Sergio de Queiroz Duarte, U.N. High Representative for Disarmament, praised EWI’s recent report, Reframing Nuclear De-Alert: Reducing the Operational Readiness of U.S. and Russian Arsenals, at a briefing on the report’s recommendations at U.N. headquarters in New York. “The incisive report deserves close attention,” said Duarte, who chaired the briefing, “especially its conclusion, which approaches de-alerting in the context of further irreversible and deeper cuts in the U.S. and Russian strategic nuclear arsenals.”

Twenty years after the end of the Cold War, the U.S. and Russia still have thousands of nuclear warheads aimed at each other on high alert and can be fired within minutes of a decision to do so. The briefing at the U.N. offered recommendations that can help the two countries step back from this Cold War legacy and set an example for global disarmament efforts.

“The world has changed and so should the strategies and doctrines of nuclear weapons,” said Duarte, opening the session. “Let us put this concept to rest, as we have other relics of the Cold War, as we move forward toward a world free of nuclear weapons, a world no longer under the cloud of mutual assured destruction.”

Click here to read the full text of Duarte's remarks

Also speaking at the briefing were retired General Eugune E. Habiger, former Commander-in-Chief of the United States Strategic Command and Sergey Rogov, Head of the Institute of U.S.A. and Canadian Studies at the Russian Academy of Sciences, both of whom contributed to the report.

“Today nuclear weapons are on alert to deter other nuclear weapons, not adversaries,” said Habiger, suggesting that political realities have changed since the end of the Cold War but policies do not yet reflect those changes.

“Russia and the U.S. have become hostages of the perverted logic of nuclear weapons,” added Russia’s Sergey Rogov, arguing that the two countries “have to change the essence of their political relations to get out of the deterrence business.”

Alfredo Labbe, Chile's disarmament chief, added a further endorsement to the EWI report.

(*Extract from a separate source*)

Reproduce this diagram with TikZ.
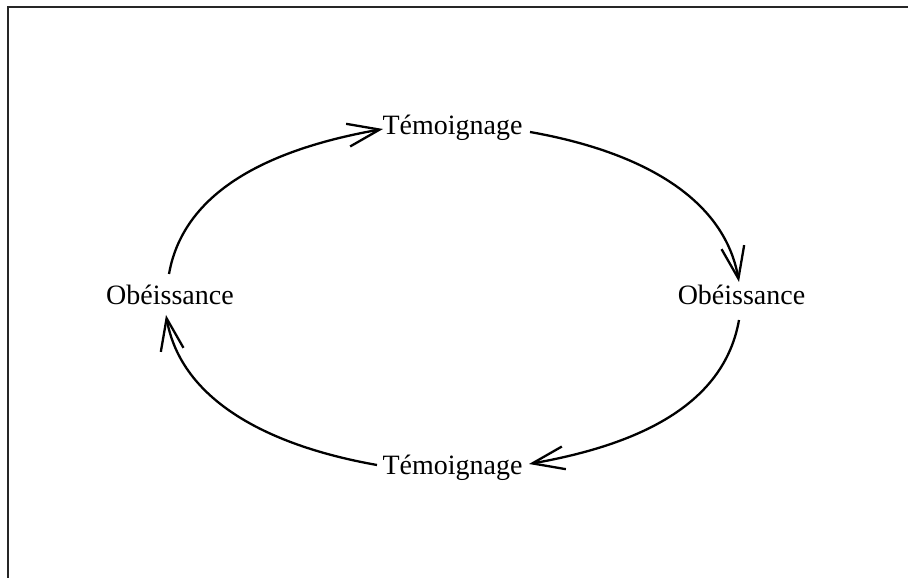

Chile, Malaysia, New Zealand, Nigeria, Sweden, and Switzerland plan to postpone their joint U.N. General Assembly resolution, ‘Decreasing the Operational Readiness of Nuclear Weapons Systems,’ until next year, relying instead on EWI’s report to further the cause of this critical issue.

“The dangers of accidental nuclear war have been with us for decades and been the subject of many motion pictures and novels,” said Duarte. “We are quite lucky that these are works of fiction and not documentaries of actual tragic events. Virtually everybody agrees that good luck is an unacceptable basis for maintaining international peace and security.”